For county attorneys/guardians ad litem

  • Respond at the threshold stage with affidavits attaching the admit/deny transcript, written consent, colloquy details, and any communications refuting coercion.
  • Document the child’s permanency posture (placement/adoption status) to inform the court’s materiality analysis.
  • Propose targeted issues and witnesses if an evidentiary hearing is ordered.

For district courts

  • First, decide whether the motion makes a prima facie showing. If yes, set an evidentiary hearing and define its scope; if no, deny without a hearing.
  • Issue short, clear orders explaining the prima facie determination, referencing specific factual proffers and evidence.
  • At any evidentiary hearing, make explicit findings on voluntariness, credibility, and whether any injustice requires withdrawal.

For everyone—record-building at the initial admission

  • Conduct a comprehensive colloquy:
    • Voluntariness and absence of threats/promises;
    • Understanding of rights waived and finality;
    • Interpreters or accommodations used;
    • Best-interests understanding;
    • Opportunity to consult counsel and adequate time to consider.
  • Confirm the written consent aligns with the on-the-record colloquy.

Unresolved or Reserved Issues

  • Standard of proof at the evidentiary hearing: The Court specifies the prima facie threshold for getting a hearing but does not expressly define the burden of proof or precise evidentiary standard at the hearing stage.
  • Interplay with finalized adoptions: The opinion does not address whether, or how, relief would operate if an adoption has since been finalized, an area typically governed by separate statutory protections and best-interests analyses.
  • Ineffective assistance of appellate counsel: The Court declined to reach whether such a claim can be raised via a motion to reinstate a direct appeal after finality (n.1).
  • Future rulemaking: The Court flags the possibility that the rule’s unlimited timeframe might be rebalanced in the rulemaking process (n.3).

Conclusion

This decision squarely answers two long-standing questions in Minnesota juvenile protection practice.

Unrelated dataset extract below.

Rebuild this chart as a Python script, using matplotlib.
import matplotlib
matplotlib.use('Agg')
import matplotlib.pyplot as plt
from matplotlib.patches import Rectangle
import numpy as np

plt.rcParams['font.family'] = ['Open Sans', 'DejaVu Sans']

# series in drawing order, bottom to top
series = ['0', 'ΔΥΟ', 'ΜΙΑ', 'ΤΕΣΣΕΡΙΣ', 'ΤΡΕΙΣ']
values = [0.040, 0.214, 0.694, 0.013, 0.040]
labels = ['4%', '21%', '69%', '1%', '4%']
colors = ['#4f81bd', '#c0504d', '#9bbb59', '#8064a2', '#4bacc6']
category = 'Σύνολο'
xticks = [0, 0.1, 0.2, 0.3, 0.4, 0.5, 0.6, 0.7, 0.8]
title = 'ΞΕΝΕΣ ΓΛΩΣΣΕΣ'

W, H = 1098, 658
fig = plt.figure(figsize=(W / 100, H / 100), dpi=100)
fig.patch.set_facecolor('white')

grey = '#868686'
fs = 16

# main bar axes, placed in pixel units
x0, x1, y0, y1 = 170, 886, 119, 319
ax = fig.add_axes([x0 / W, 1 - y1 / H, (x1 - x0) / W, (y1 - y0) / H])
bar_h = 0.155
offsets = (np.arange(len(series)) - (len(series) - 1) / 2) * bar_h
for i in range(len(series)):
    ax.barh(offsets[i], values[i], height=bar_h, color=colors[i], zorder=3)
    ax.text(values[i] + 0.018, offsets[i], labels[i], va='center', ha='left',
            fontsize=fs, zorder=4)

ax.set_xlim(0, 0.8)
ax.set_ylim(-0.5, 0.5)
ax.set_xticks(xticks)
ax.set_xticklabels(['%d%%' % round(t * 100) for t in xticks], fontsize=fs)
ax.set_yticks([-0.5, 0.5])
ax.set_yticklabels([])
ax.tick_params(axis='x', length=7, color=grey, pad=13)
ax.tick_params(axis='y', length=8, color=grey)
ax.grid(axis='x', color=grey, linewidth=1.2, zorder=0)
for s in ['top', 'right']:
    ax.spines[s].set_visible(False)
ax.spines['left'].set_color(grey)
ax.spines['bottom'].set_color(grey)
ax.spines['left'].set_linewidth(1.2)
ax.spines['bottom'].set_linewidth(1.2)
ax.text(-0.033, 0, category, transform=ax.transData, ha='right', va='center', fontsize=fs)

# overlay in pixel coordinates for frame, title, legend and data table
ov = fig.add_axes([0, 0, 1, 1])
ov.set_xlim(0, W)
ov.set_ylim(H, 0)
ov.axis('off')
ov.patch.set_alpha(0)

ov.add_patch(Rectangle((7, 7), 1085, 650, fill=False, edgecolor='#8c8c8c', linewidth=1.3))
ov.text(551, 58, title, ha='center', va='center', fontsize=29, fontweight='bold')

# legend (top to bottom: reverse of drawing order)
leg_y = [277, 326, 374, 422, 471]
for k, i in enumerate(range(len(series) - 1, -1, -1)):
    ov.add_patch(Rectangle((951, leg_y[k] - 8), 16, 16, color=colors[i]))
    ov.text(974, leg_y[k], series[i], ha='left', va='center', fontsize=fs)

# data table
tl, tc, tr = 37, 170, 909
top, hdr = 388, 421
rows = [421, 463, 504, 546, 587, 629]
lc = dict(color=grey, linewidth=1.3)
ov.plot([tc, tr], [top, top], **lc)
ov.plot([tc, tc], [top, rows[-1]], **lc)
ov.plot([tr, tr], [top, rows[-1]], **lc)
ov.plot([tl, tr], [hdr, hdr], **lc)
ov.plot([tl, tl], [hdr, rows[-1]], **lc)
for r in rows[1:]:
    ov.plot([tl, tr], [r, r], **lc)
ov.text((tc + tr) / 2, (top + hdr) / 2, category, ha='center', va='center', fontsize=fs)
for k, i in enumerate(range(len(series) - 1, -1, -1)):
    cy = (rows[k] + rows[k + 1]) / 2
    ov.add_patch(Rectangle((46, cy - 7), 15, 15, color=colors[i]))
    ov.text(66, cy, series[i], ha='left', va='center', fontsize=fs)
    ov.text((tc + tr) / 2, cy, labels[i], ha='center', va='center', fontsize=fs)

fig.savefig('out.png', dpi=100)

First, a parent who entered an admission supporting TPR may move to withdraw that admission “at any time” under Rule 56.03, subd. 5(b)—even long after the TPR order has become final—so long as the motion seeks to correct a manifest injustice. Second, district courts must serve as gatekeepers: an evidentiary hearing is not automatic. The court must determine whether the motion and supporting materials establish a prima facie case of manifest injustice and the necessity of withdrawal; only then must a hearing be held.

The ruling fortifies the judiciary’s control over procedural matters, respects the primacy of the child’s best interests by narrowing evidentiary hearings to cases with substantial preliminary showings, and safeguards parents’ fundamental rights by preserving a pathway to correct extraordinary injustices. It also incentivizes rigorous, clearly documented admissions and colloquies at the front end of TPR proceedings, which should, in turn, reduce the incidence of meritorious post-judgment challenges.